The Virginia and Tennessee Railroad was an historic 5 ft (1,524 mm) gaugerailroad in the Southern United States, much of which is incorporated into the modern Norfolk Southern Railway. It played a strategic role in supplying the Confederacy during the American Civil War.

Built in the 1850s, the V&T ran completely through southwestern Virginia along the length of the Great Valley of Virginia. The railroad extended westward from Lynchburg, through a gap in the Blue Ridge Mountains near the town of Big Lick (the present-day city of Roanoke); there, it turned southwestward and followed the Great Valley to Bristol, a total distance of 204 miles (328 km).

After the Virginia government refused to fund its construction (in part because it could adversely affect the James River Canal), the city of Lynchburg incorporated the railroad on March 24, 1848, as the Lynchburg and Tennessee Railroad. John R. McDaniel, who had previously put together the Lynchburg Gas Light Company and who had pledged his fortune to get it built, was its first president. Construction of the road bed began in 1850, and on February 18, 1852, the railroad's first locomotive (the "Virginia") was tested when it steamed out of Lynchburg's James River basin, climbing the nearby low mountains. Regular freight service was initiated not long afterwards. Construction of the railroad's entire length to Bristol was completed on October 1, 1856.

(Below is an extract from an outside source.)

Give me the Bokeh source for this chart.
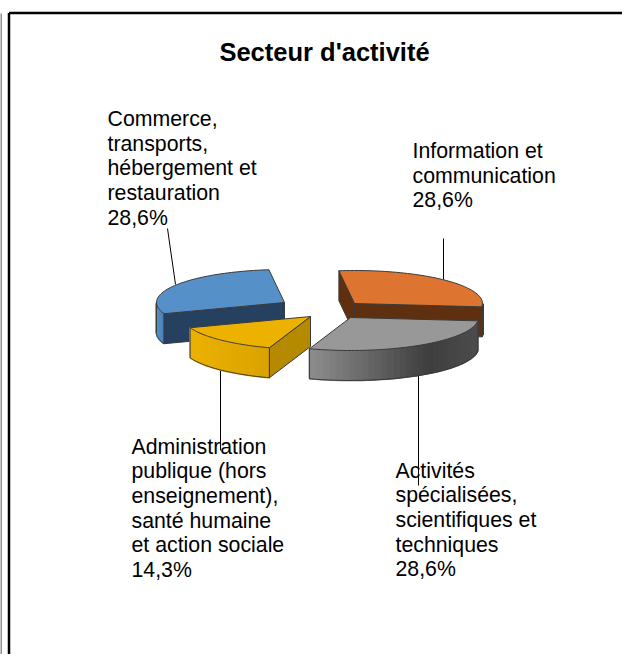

During the Civil War, Robert L. Owen Sr., who had been one of the engineers surveying for the railroad and who had risen through the ranks, succeeded McDaniel as President. The railroad served as a key supply, food and troop movement route for the Confederate States Army, particularly from the capital of Richmond to the interior at Chattanooga, Tennessee. The V&T moved also key raw materials: copper from mines near Cleveland, Tennessee, lead from mines near Bristol, salt from Saltville, Virginia and saltpeter from caves throughout the region. Union forces finally captured much of the railroad and destroyed tracks and rolling stock in late 1864, although service was periodically interrupted by a series of cavalry raids earlier in the war.